Portugal has long been a favorite new-model launch spot for European automakers on account of its temperate weather, twisty roads and general affordability. I've been fortunate enough to drive on the roads outside of the country's capital city of Lisbon many times, and it's always a treat. For this test day, BMW eschewed any track time, instead focusing on the area's excellent public road network, stringing together a route that included numerous tight, winding sections that threaded together picturesque little towns. I've driven more demanding routes in the region, but this route was well chosen to highlight the M235i's small dimensions and ready power and grip coming out of tight corners.
In its move to electric power steering and heavy mix of run-flat tires, BMW has struggled more than most upscale automakers to deliver good steering feel, and this new 2GC sadly reads from that same script. Steering is quick, accurate and pleasingly weighted, but ultimately numb. On the plus side, ride quality in my test car equipped with driver-selectable Dynamic Damper Control ($500) is well judged, and road noise isolation is similarly smartly managed on the region's smooth but occasionally coarse-grained roads. Braking feel is firm and easily modulated.
When flogging the M235i on a challenging road, the overall impression is of confidence matched with ability, but not enough emotion. A good portion of that is likely attributable to this car's FWD-based underpinnings -- the differential can't send more than 50% of the engine's power rearward, so if you're hoping to use the throttle to steer the car, well, tough noogies. As it is, this model reminds a bit of the, an AWD car that offers surprising sophistication, capability and speed, yet is ultimately a sport compact unwilling to let its hair down.

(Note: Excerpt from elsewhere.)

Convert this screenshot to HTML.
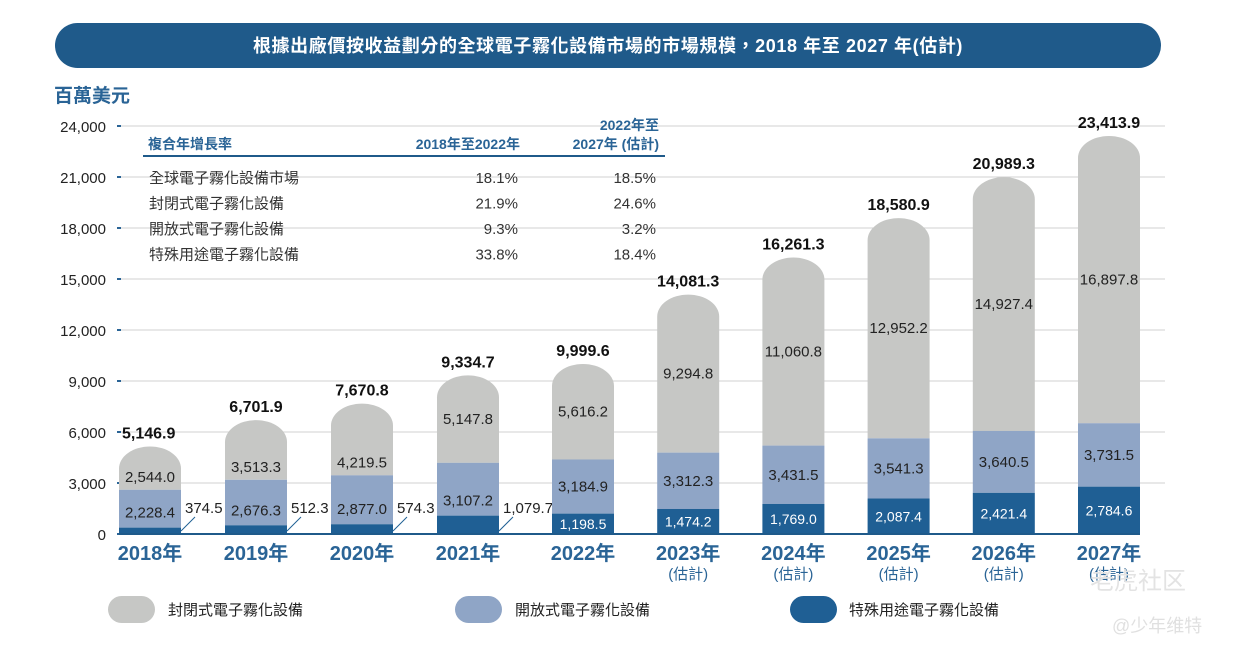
<!DOCTYPE html>
<html><head><meta charset="utf-8"><style>
body{margin:0;background:#fff;}
svg text{font-family:"Liberation Sans","Noto Sans CJK TC",sans-serif;}
</style></head><body>
<svg id="chart" width="1242" height="652" viewBox="0 0 1242 652" xmlns="http://www.w3.org/2000/svg">
<rect x="55" y="23" width="1106" height="45" rx="22.5" fill="#1f5a8a"/>
<text x="608" y="52" text-anchor="middle" fill="#fff" font-size="18" font-weight="bold" letter-spacing="0.6">根據出廠價按收益劃分的全球電子霧化設備市場的市場規模，2018 年至 2027 年(估計)</text>
<text x="54" y="102" fill="#2a6496" font-size="19" font-weight="bold">百萬美元</text>
<g id="grid"></g>
<g>
<text x="148" y="149" fill="#2a6496" font-size="14" font-weight="bold">複合年增長率</text>
<text x="520" y="149" text-anchor="end" fill="#2a6496" font-size="14" font-weight="bold">2018年至2022年</text>
<text x="659" y="130" text-anchor="end" fill="#2a6496" font-size="14" font-weight="bold">2022年至</text>
<text x="659" y="149" text-anchor="end" fill="#2a6496" font-size="14" font-weight="bold">2027年 (估計)</text>
<line x1="143" y1="156" x2="665" y2="156" stroke="#1f5a8a" stroke-width="2"/>
<g id="rows"></g>
</g>
<g id="bars"></g>
<g>
<rect x="108" y="596" width="47" height="27" rx="13.5" fill="#c6c7c5"/>
<text x="168" y="615" font-size="15" fill="#222">封閉式電子霧化設備</text>
<rect x="455" y="596" width="47" height="27" rx="13.5" fill="#8fa5c6"/>
<text x="515" y="615" font-size="15" fill="#222">開放式電子霧化設備</text>
<rect x="790" y="596" width="47" height="27" rx="13.5" fill="#1f5f94"/>
<text x="849" y="615" font-size="15" fill="#222">特殊用途電子霧化設備</text>
</g>
<text x="1090" y="589" font-size="24" fill="#e3e3e3">老虎社区</text>
<text x="1112" y="632" font-size="18" fill="#e0e0e0">@少年维特</text>
</svg>
<script>
const years=["2018年","2019年","2020年","2021年","2022年","2023年","2024年","2025年","2026年","2027年"];
const estimated=[false,false,false,false,false,true,true,true,true,true];
const special=[374.5,512.3,574.3,1079.7,1198.5,1474.2,1769.0,2087.4,2421.4,2784.6];
const openSys=[2228.4,2676.3,2877.0,3107.2,3184.9,3312.3,3431.5,3541.3,3640.5,3731.5];
const closedSys=[2544.0,3513.3,4219.5,5147.8,5616.2,9294.8,11060.8,12952.2,14927.4,16897.8];
const totals=[5146.9,6701.9,7670.8,9334.7,9999.6,14081.3,16261.3,18580.9,20989.3,23413.9];
const yTicks=[0,3000,6000,9000,12000,15000,18000,21000,24000];
const tableNames=["全球電子霧化設備市場","封閉式電子霧化設備","開放式電子霧化設備","特殊用途電子霧化設備"];
const cagr1=["18.1%","21.9%","9.3%","33.8%"];
const cagr2=["18.5%","24.6%","3.2%","18.4%"];

const NS="http://www.w3.org/2000/svg";
const y=v=>534-v*(408/24000);
const xc=i=>150+i*106+(i>=4?9:0)-(i>=5?(i-4)*0.8:0);
const BW=62;
const fmt=v=>v.toLocaleString("en-US",{minimumFractionDigits:1,maximumFractionDigits:1});
function mk(tag,attrs,parent,txt){const e=document.createElementNS(NS,tag);for(const k in attrs)e.setAttribute(k,attrs[k]);if(txt!==undefined)e.textContent=txt;parent.appendChild(e);return e;}

const grid=document.getElementById('grid');
yTicks.forEach(t=>{
  if(t>0){const g=mk('line',{x1:121,x2:1165,y1:y(t),y2:y(t),stroke:'#d0d0d0','stroke-width':1},grid);
  
  }
  const tk=mk('line',{x1:117,x2:121,y1:y(t),y2:y(t),stroke:'#2a6496','stroke-width':2},grid);
  
  
  const lb=mk('text',{x:106,y:y(t)+6,'text-anchor':'end','font-size':15,fill:'#222'},grid,t.toLocaleString('en-US'));
  
  
});

const rows=document.getElementById('rows');
tableNames.forEach((n,i)=>{
  const ry=183+i*25.5;
  const a=mk('text',{x:149,y:ry,'font-size':15,fill:'#333'},rows,n);
  
  
  const b=mk('text',{x:518,y:ry,'text-anchor':'end','font-size':15,fill:'#333'},rows,cagr1[i]);
  
  
  const c=mk('text',{x:656,y:ry,'text-anchor':'end','font-size':15,fill:'#333'},rows,cagr2[i]);
  
  
});

const bars=document.getElementById('bars');
years.forEach((yr,i)=>{
  const cx=xc(i),x0=cx-BW/2,x1=cx+BW/2;
  const b0=y(0),b1=y(special[i]),b2=y(special[i]+openSys[i]),top=y(special[i]+openSys[i]+closedSys[i]);
  const ry=Math.min(22,(b2-top)*0.9);
  const gp=mk('path',{d:`M${x0},${b2} L${x0},${top+ry} A${BW/2},${ry} 0 0 1 ${x1},${top+ry} L${x1},${b2} Z`,fill:'#c6c7c5'},bars);
  
  
  const op=mk('rect',{x:x0,y:b2,width:BW,height:b1-b2,fill:'#8fa5c6'},bars);
  
  
  const sp=mk('rect',{x:x0,y:b1,width:BW,height:b0-b1,fill:'#1f5f94'},bars);
  
  
  const tl=mk('text',{x:i==0?x0+3:cx,y:top-8,'text-anchor':i==0?'start':'middle','font-size':16,'font-weight':'bold',fill:'#111'},bars,fmt(totals[i]));
  
  
  const gh=b2-top;
  const gy=gh>80?(b2+top)/2+5:b2-8;
  const gl=mk('text',{x:cx,y:gy,'text-anchor':'middle','font-size':15,fill:'#222'},bars,fmt(closedSys[i]));
  
  
  const oy=i<4?b1-10:(b1+b2)/2+5;
  const ol=mk('text',{x:cx,y:oy,'text-anchor':'middle','font-size':15,fill:'#222'},bars,fmt(openSys[i]));
  
  
  if(i<4){
    const ll=mk('line',{x1:x1,y1:b0-3,x2:x1+14,y2:b0-17,stroke:'#1f5f94','stroke-width':1},bars);
    
    
    const sl=mk('text',{x:x1+4,y:b0-21,'font-size':15,fill:'#222'},bars,fmt(special[i]));
    
    
  } else {
    const sl=mk('text',{x:cx,y:(b0+b1)/2+5,'text-anchor':'middle','font-size':14,fill:'#fff'},bars,fmt(special[i]));
    
    
  }
  const xl=mk('text',{x:cx,y:560,'text-anchor':'middle','font-size':20,'font-weight':'bold',fill:'#2a6496'},bars,yr);
  
  
  if(estimated[i]){
    const el=mk('text',{x:cx,y:579,'text-anchor':'middle','font-size':15,fill:'#2a6496'},bars,'(估計)');
    
    
  }
});
const base=mk('line',{x1:119,x2:1140,y1:y(0),y2:y(0),stroke:'#1f5a8a','stroke-width':2},bars);


</script>
</body></html>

It's too early to determine whether this 2020 BMW 2 Series Gran Coupe will be branded as a heretic or a hero by new-car buyers. I suspect it'll fall somewhere in between, irking a handful of self-anointed purists while failing to ignite sufficient passion one way or the other among the majority.
If you've been seeking a small, entry-level BMW but need more passenger and cargo flexibility than the two-door BMW 2 Series Coupe and Convertible offer, the Gran Coupe could very well have your number. On the other hand, while very capable, even in top-spec M235i form, the 2GC struggles to be as rewarding to drive hard as the slower, cheaper 230i Coupe, or even the larger 3 Series sedan, a model that's both larger and less expensive.
For now, BMW officials insist the company remains committed to rear-drive 2 Series models as well as these new ones, but with declining sedan sales, I wouldn't bet on this equitable stasis lasting for long. The Gran Coupe's more practical four-door shape and newer tech will probably make it an easier sell to more buyers, even if it isn't as fun to drive.
Editors' note: Travel costs related to this story were covered by the manufacturer, which is common in the auto industry. The judgments and opinions of Roadshow's staff are our own and we do not accept paid editorial content.